Open maz369 opened 4 years ago
Hi @maz369
SVMs often work with kernel functions internally, which calculates the similarity between each pair of training samples. In your case, this comes down to a 100_000x100_000
matrix.
Nevertheless, we should probably look into a more memory-efficient representation of these pairwise similarities (e.g. by using sparse matrices).
Thank you for the explanation. It makes sense now.
Most welcome. I will reopen the issue for now, as I do believe that it should be possible (in the future) to fit a dataset with 100K timeseries with perhaps more memory-efficient data structures (perhaps take a look at how sklearn handles larger datasets with their SVMs).

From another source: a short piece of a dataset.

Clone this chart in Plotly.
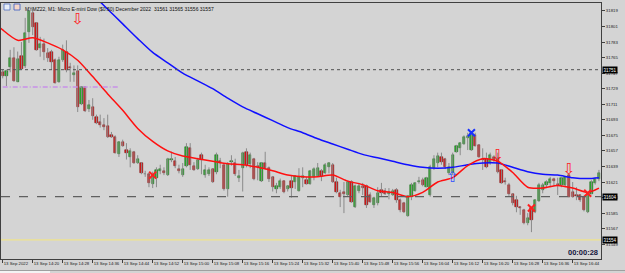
import plotly.graph_objects as go

# ---------------- data ----------------
bar_index = list(range(160))  # 1-minute bars starting 13 Sep 2022 14:12

opens = [31748, 31744, 31754, 31765, 31737, 31767, 31755, 31795, 31817, 31805,
         31776, 31781, 31770, 31772, 31762, 31737, 31762, 31772, 31754, 31745,
         31750, 31711, 31731, 31706, 31708, 31696, 31690, 31687, 31686, 31675,
         31673, 31654, 31667, 31658, 31650, 31656, 31643, 31643, 31630, 31630,
         31619, 31626, 31634, 31634, 31629, 31647, 31645, 31636, 31629, 31640,
         31660, 31640, 31636, 31652, 31629, 31630, 31636, 31633, 31645, 31641,
         31613, 31644, 31643, 31626, 31637, 31656, 31642, 31648, 31640, 31622,
         31643, 31637, 31627, 31613, 31615, 31622, 31613, 31622, 31621, 31611,
         31626, 31623, 31619, 31627, 31628, 31634, 31631, 31638, 31641, 31621,
         31608, 31610, 31606, 31621, 31592, 31611, 31616, 31616, 31606, 31594,
         31597, 31612, 31611, 31607, 31606, 31612, 31600, 31597, 31582, 31604,
         31611, 31621, 31623, 31615, 31606, 31637, 31643, 31650, 31648, 31631,
         31631, 31656, 31660, 31665, 31672, 31658, 31675, 31664, 31648, 31648,
         31643, 31650, 31649, 31635, 31622, 31618, 31607, 31600, 31592, 31589,
         31574, 31591, 31586, 31599, 31612, 31618, 31620, 31624, 31619, 31618,
         31617, 31629, 31610, 31606, 31606, 31604, 31586, 31607, 31620, 31624]

highs = [31751, 31751, 31774, 31777, 31772, 31783, 31811, 31820, 31822, 31806,
         31789, 31787, 31776, 31774, 31764, 31766, 31780, 31785, 31759, 31756,
         31756, 31732, 31732, 31716, 31718, 31699, 31699, 31695, 31699, 31679,
         31675, 31668, 31670, 31666, 31660, 31657, 31652, 31644, 31634, 31632,
         31633, 31638, 31641, 31638, 31649, 31656, 31650, 31641, 31643, 31666,
         31666, 31644, 31649, 31655, 31641, 31638, 31637, 31655, 31649, 31643,
         31644, 31652, 31648, 31635, 31656, 31660, 31655, 31649, 31644, 31644,
         31656, 31639, 31628, 31620, 31625, 31623, 31617, 31628, 31629, 31637,
         31638, 31627, 31635, 31638, 31643, 31636, 31643, 31644, 31643, 31626,
         31612, 31621, 31623, 31623, 31618, 31620, 31620, 31618, 31609, 31604,
         31615, 31620, 31614, 31614, 31613, 31614, 31602, 31598, 31606, 31620,
         31621, 31627, 31626, 31627, 31641, 31652, 31655, 31655, 31649, 31643,
         31655, 31664, 31667, 31675, 31678, 31680, 31678, 31665, 31660, 31655,
         31655, 31652, 31655, 31636, 31626, 31620, 31608, 31605, 31593, 31590,
         31585, 31592, 31601, 31620, 31620, 31623, 31627, 31626, 31626, 31627,
         31628, 31630, 31621, 31615, 31607, 31605, 31609, 31623, 31626, 31635]

lows = [31741, 31732, 31748, 31737, 31737, 31751, 31753, 31782, 31791, 31773,
        31766, 31762, 31760, 31751, 31735, 31736, 31760, 31748, 31737, 31737,
        31702, 31710, 31702, 31702, 31693, 31688, 31684, 31681, 31672, 31672,
        31654, 31650, 31662, 31647, 31638, 31642, 31642, 31630, 31627, 31615,
        31614, 31615, 31630, 31629, 31628, 31644, 31637, 31631, 31627, 31638,
        31635, 31634, 31635, 31630, 31626, 31628, 31620, 31630, 31637, 31611,
        31604, 31640, 31628, 31621, 31610, 31638, 31637, 31623, 31623, 31621,
        31635, 31621, 31610, 31608, 31613, 31608, 31610, 31603, 31613, 31610,
        31615, 31618, 31618, 31623, 31627, 31622, 31630, 31631, 31620, 31608,
        31592, 31585, 31604, 31597, 31591, 31608, 31606, 31591, 31597, 31591,
        31594, 31604, 31606, 31601, 31605, 31597, 31586, 31585, 31581, 31600,
        31610, 31619, 31616, 31615, 31604, 31635, 31638, 31641, 31636, 31629,
        31629, 31655, 31652, 31664, 31658, 31657, 31662, 31649, 31635, 31637,
        31641, 31644, 31631, 31619, 31618, 31605, 31594, 31586, 31583, 31572,
        31571, 31563, 31585, 31598, 31608, 31614, 31615, 31616, 31606, 31615,
        31615, 31603, 31603, 31600, 31598, 31587, 31585, 31607, 31618, 31622]

closes = [31744, 31750, 31765, 31738, 31763, 31752, 31794, 31819, 31800, 31774,
          31781, 31772, 31765, 31760, 31736, 31762, 31774, 31751, 31753, 31747,
          31708, 31731, 31703, 31710, 31697, 31689, 31687, 31685, 31673, 31673,
          31655, 31667, 31663, 31655, 31657, 31643, 31648, 31631, 31630, 31620,
          31629, 31635, 31636, 31632, 31648, 31648, 31640, 31634, 31636, 31662,
          31641, 31635, 31647, 31647, 31635, 31635, 31621, 31652, 31643, 31613,
          31642, 31645, 31630, 31628, 31655, 31641, 31652, 31625, 31638, 31643,
          31637, 31625, 31615, 31616, 31622, 31609, 31616, 31614, 31628, 31627,
          31628, 31619, 31634, 31636, 31637, 31628, 31641, 31643, 31621, 31609,
          31604, 31607, 31621, 31598, 31616, 31616, 31614, 31594, 31598, 31602,
          31608, 31608, 31607, 31609, 31611, 31600, 31589, 31586, 31605, 31618,
          31620, 31622, 31618, 31626, 31638, 31648, 31651, 31644, 31638, 31638,
          31652, 31663, 31666, 31673, 31674, 31678, 31663, 31650, 31647, 31638,
          31652, 31647, 31633, 31620, 31621, 31607, 31597, 31592, 31591, 31574,
          31579, 31577, 31600, 31618, 31618, 31621, 31625, 31622, 31618, 31626,
          31627, 31604, 31604, 31605, 31600, 31589, 31608, 31621, 31625, 31632]

fast_ma_bars = [-0.5, 0, 4, 8, 12, 16, 20, 24, 28, 32, 36, 40, 44, 48, 52, 56, 60, 64, 68, 72,
                76, 80, 84, 88, 92, 96, 100, 104, 108, 112, 116, 120, 124, 128, 132,
                136, 140, 144, 148, 152, 156, 159]
fast_ma = [31799, 31797, 31785, 31788, 31782, 31774, 31762, 31743, 31723, 31704, 31683,
           31668, 31657, 31651, 31648, 31645, 31642, 31641, 31638, 31634, 31629,
           31627, 31627, 31629, 31622, 31618, 31611, 31609, 31604, 31609, 31621,
           31626, 31640, 31648, 31645, 31632, 31615, 31614, 31617, 31614, 31609, 31614]

slow_ma_bars = [24, 28, 32, 36, 40, 44, 48, 52, 56, 60, 64, 68, 72, 76, 80, 84, 88, 92,
                96, 100, 104, 108, 112, 116, 120, 124, 128, 132, 136, 140, 144, 148,
                152, 156, 159]
slow_ma = [31838, 31821, 31804, 31787, 31771, 31759, 31747, 31738, 31729, 31718,
           31708, 31700, 31692, 31684, 31678, 31671, 31665, 31659, 31653, 31649,
           31645, 31641, 31638, 31637, 31638, 31641, 31643, 31643, 31638, 31633,
           31630, 31629, 31626, 31625, 31626]

sell_arrow_bars = [13.5, 20, 132, 151]
sell_arrow_prices = [31835, 31808, 31651, 31635]
buy_arrow_bars = [120]
buy_arrow_prices = [31625]
red_cross_bars = [40, 141, 156]
red_cross_prices = [31629, 31591, 31608]
blue_cross_bars = [125]
blue_cross_prices = [31678]

dotted_level = 31751
dashed_level = 31604
bid_level = 31554
purple_level = 31731
purple_end_bar = 31

y_ticks = list(range(31549, 31820, 18))
x_tick_bars = list(range(0, 160, 8))
x_tick_labels = ["13 Sep 2022", "13 Sep 14:20", "13 Sep 14:28", "13 Sep 14:36",
                 "13 Sep 14:44", "13 Sep 14:52", "13 Sep 15:00", "13 Sep 15:08",
                 "13 Sep 15:16", "13 Sep 15:24", "13 Sep 15:32", "13 Sep 15:40",
                 "13 Sep 15:48", "13 Sep 15:56", "13 Sep 16:04", "13 Sep 16:12",
                 "13 Sep 16:20", "13 Sep 16:28", "13 Sep 16:36", "13 Sep 16:44"]

title_text = "MYMZ22, M1: Micro E-mini Dow ($0.50) December 2022  31561 31565 31556 31557"
timer_text = "00:00:28"

# ---------------- figure ----------------
BG = "#d4d4d4"
FONT = "Liberation Sans"
fig = go.Figure()

# wicks
wx, wy = [], []
for i, h, l in zip(bar_index, highs, lows):
    wx += [i, i, None]
    wy += [l, h, None]
fig.add_trace(go.Scatter(x=wx, y=wy, mode="lines",
                         line=dict(color="#8a8a8a", width=1), hoverinfo="skip"))

# bodies
body_fill, body_line = [], []
for o, c in zip(opens, closes):
    if c > o:
        body_fill.append("#28b028"); body_line.append("#0c5a0c")
    elif c < o:
        body_fill.append("#e31212"); body_line.append("#6a0000")
    else:
        body_fill.append("#888888"); body_line.append("#666666")
fig.add_trace(go.Bar(x=bar_index, y=[c - o for o, c in zip(opens, closes)], base=opens,
                     width=0.62, marker=dict(color=body_fill,
                                             line=dict(color=body_line, width=0.5))))

# moving averages
fig.add_trace(go.Scatter(x=slow_ma_bars, y=slow_ma, mode="lines",
                         line=dict(color="#1010ff", width=1.5, shape="spline", smoothing=0.7)))
fig.add_trace(go.Scatter(x=fast_ma_bars, y=fast_ma, mode="lines",
                         line=dict(color="#ff1010", width=1.5, shape="spline", smoothing=0.7)))

# signals
fig.add_trace(go.Scatter(x=sell_arrow_bars, y=sell_arrow_prices, mode="text", text=["⇩"] * len(sell_arrow_bars),
                         textfont=dict(family="DejaVu Sans", size=15, color="#ff2020"),
                         textposition="middle center", cliponaxis=True))
fig.add_trace(go.Scatter(x=buy_arrow_bars, y=buy_arrow_prices, mode="text", text=["⇧"] * len(buy_arrow_bars),
                         textfont=dict(family="DejaVu Sans", size=15, color="#3050ff"),
                         textposition="middle center", cliponaxis=True))
fig.add_trace(go.Scatter(x=red_cross_bars, y=red_cross_prices, mode="markers",
                         marker=dict(symbol="x-thin", size=7, color="#ff2020",
                                     line=dict(color="#ff2020", width=2))))
fig.add_trace(go.Scatter(x=blue_cross_bars, y=blue_cross_prices, mode="markers",
                         marker=dict(symbol="x-thin", size=7, color="#1830ff",
                                     line=dict(color="#1830ff", width=2))))

# horizontal levels
fig.add_shape(type="line", xref="paper", x0=0, x1=1, y0=dotted_level, y1=dotted_level,
              line=dict(color="#505050", width=1, dash="dot"))
fig.add_shape(type="line", xref="paper", x0=0, x1=1, y0=dashed_level, y1=dashed_level,
              line=dict(color="#606060", width=1.2, dash="dash"))
fig.add_shape(type="line", xref="paper", x0=0, x1=1, y0=bid_level, y1=bid_level,
              line=dict(color="#efe38c", width=1.2))
fig.add_shape(type="line", x0=0, x1=purple_end_bar, y0=purple_level, y1=purple_level,
              line=dict(color="#c890e8", width=1.5, dash="5px,2px,1px,2px"))

# price boxes on the axis
for lvl in [dotted_level, dashed_level, bid_level]:
    fig.add_annotation(xref="paper", x=1, xanchor="left", xshift=1, y=lvl, yref="y",
                       text=str(lvl), showarrow=False, bgcolor="#000000",
                       font=dict(family=FONT, size=4.5, color="#ffffff"), borderpad=0.5)

# title + timer
def px_x(p):
    return (p - 1) / 600.0

def px_y(p):
    return (259 - p) / 256.0

fig.add_annotation(xref="paper", yref="paper", x=px_x(23), y=px_y(3.5), xanchor="left", yanchor="top",
                   text=title_text, showarrow=False, font=dict(family=FONT, size=5, color="#101010"))
fig.add_annotation(xref="paper", yref="paper", x=1, y=0, xanchor="right", yanchor="bottom",
                   xshift=-1, yshift=0, text="<b>" + timer_text + "</b>", showarrow=False,
                   font=dict(family=FONT, size=7.5, color="#14143c"))

# little title icons
fig.add_shape(type="rect", xref="paper", yref="paper", x0=px_x(4), x1=px_x(10), y0=px_y(10), y1=px_y(4),
              fillcolor="#e8eef8", line=dict(color="#5070c0", width=0.8))
fig.add_shape(type="rect", xref="paper", yref="paper", x0=px_x(14), x1=px_x(20), y0=px_y(10), y1=px_y(4),
              fillcolor="#f6d6c8", line=dict(color="#3858c0", width=0.8))

# bottom tab strip
fig.add_shape(type="line", xref="paper", yref="paper", x0=-0.01, x1=1.05, y0=px_y(270.5), y1=px_y(270.5),
              line=dict(color="#a0a0a0", width=1))
fig.add_shape(type="rect", xref="paper", yref="paper", x0=-0.01, x1=px_x(50), y0=px_y(274), y1=px_y(271),
              fillcolor="#f4f4f4", line=dict(width=0))

fig.update_layout(
    width=625, height=273,
    margin=dict(l=1, r=24, t=3, b=14, pad=0, autoexpand=False),
    paper_bgcolor=BG, plot_bgcolor=BG,
    showlegend=False, bargap=0, barmode="overlay",
    xaxis=dict(range=[-0.45, 159.55], tickvals=x_tick_bars, ticktext=x_tick_labels,
               ticklabelposition="outside right", ticks="outside", ticklen=3, tickangle=0,
               tickcolor="#404040", showline=True, linecolor="#404040", linewidth=1,
               mirror=True, showgrid=False, zeroline=False, automargin=False,
               tickfont=dict(family=FONT, size=4.3, color="#202020")),
    yaxis=dict(range=[31531.9, 31828.2], side="right", tickvals=y_ticks, tickformat="d",
               ticks="outside", ticklen=3, tickcolor="#404040", showline=True,
               linecolor="#404040", linewidth=1, mirror=True, showgrid=False,
               zeroline=False, automargin=False,
               tickfont=dict(family=FONT, size=4.3, color="#202020")),
)

fig.write_html("out.html")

EDIT: Based on the doc page of sklearn.svm.SVC it seems that they advise to either use no kernel (LinearSVC) or something called Nystroem kernel approximation for large datasets:
The implementation is based on libsvm. The fit time scales at least quadratically with the number of samples and may be impractical beyond tens of thousands of samples. For large datasets consider using sklearn.svm.LinearSVC or sklearn.linear_model.SGDClassifier instead, possibly after a sklearn.kernel_approximation.Nystroem transformer.
BTW, not only SVM need to be improved, DTW also runs out of memories if the input data is with more than 100k samples. Sparse matrix is a direct solution.

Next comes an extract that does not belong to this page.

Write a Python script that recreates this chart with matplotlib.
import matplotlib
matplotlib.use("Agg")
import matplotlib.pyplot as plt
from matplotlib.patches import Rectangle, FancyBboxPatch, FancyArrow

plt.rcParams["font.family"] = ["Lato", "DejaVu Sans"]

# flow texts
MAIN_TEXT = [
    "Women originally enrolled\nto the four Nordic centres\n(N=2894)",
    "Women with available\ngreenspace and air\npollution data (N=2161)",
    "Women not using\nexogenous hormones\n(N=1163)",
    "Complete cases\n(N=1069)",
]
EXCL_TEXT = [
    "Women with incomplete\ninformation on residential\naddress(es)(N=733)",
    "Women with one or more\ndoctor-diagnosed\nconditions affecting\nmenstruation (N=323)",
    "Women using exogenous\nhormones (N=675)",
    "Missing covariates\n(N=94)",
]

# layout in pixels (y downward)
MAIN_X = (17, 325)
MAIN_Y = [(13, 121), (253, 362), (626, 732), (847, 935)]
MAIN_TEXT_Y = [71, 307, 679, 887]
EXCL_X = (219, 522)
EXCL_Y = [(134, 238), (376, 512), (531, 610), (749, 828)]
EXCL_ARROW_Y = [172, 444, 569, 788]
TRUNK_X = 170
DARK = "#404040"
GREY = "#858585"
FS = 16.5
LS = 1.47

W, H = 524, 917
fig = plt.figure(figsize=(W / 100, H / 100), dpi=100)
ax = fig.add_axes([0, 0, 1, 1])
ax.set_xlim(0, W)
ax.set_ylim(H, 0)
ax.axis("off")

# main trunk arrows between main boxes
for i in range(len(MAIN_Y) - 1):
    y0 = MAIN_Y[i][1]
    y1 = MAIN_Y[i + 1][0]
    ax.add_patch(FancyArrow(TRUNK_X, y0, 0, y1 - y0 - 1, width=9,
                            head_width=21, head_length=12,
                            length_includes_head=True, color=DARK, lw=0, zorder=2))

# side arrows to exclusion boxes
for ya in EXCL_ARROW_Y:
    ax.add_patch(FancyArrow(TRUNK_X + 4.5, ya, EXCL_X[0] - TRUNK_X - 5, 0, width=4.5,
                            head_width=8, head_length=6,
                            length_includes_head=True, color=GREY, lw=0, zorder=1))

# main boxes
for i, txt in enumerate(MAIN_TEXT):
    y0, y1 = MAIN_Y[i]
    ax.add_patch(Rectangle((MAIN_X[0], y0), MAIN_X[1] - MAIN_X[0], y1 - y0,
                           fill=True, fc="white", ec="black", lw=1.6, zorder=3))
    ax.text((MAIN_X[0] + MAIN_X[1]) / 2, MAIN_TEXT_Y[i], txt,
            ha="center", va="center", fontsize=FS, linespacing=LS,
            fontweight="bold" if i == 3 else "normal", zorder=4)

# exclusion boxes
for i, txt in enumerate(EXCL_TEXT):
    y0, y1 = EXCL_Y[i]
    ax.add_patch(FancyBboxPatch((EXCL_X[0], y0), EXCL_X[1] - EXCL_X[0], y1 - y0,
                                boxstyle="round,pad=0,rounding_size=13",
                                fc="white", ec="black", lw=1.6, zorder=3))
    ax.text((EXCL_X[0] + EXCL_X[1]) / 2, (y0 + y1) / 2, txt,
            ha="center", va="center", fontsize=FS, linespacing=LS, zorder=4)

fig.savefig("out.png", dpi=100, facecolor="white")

Have you maybe found a way to speed up the training? I need to perform training on a dataset with over 100k samples and it's taking forever. Even the silhouette score for 10k samples takes forever..
Perhaps Kernel Approximation could speed it up: https://scikit-learn.org/stable/modules/classes.html#module-sklearn.kernel_approximation (Nystroem seems most relevant)
I have been working with the library and recently found out that TimeSeriesSVC().predict runs very slow and requires huge memory. Can you please let me know if there is a way around this issue? I am trying to make 100K predictions of 1D time series (length of each time series is less than 100 values) and it requires more than 100 GB of memory and take multiple days to get the result.
Thank you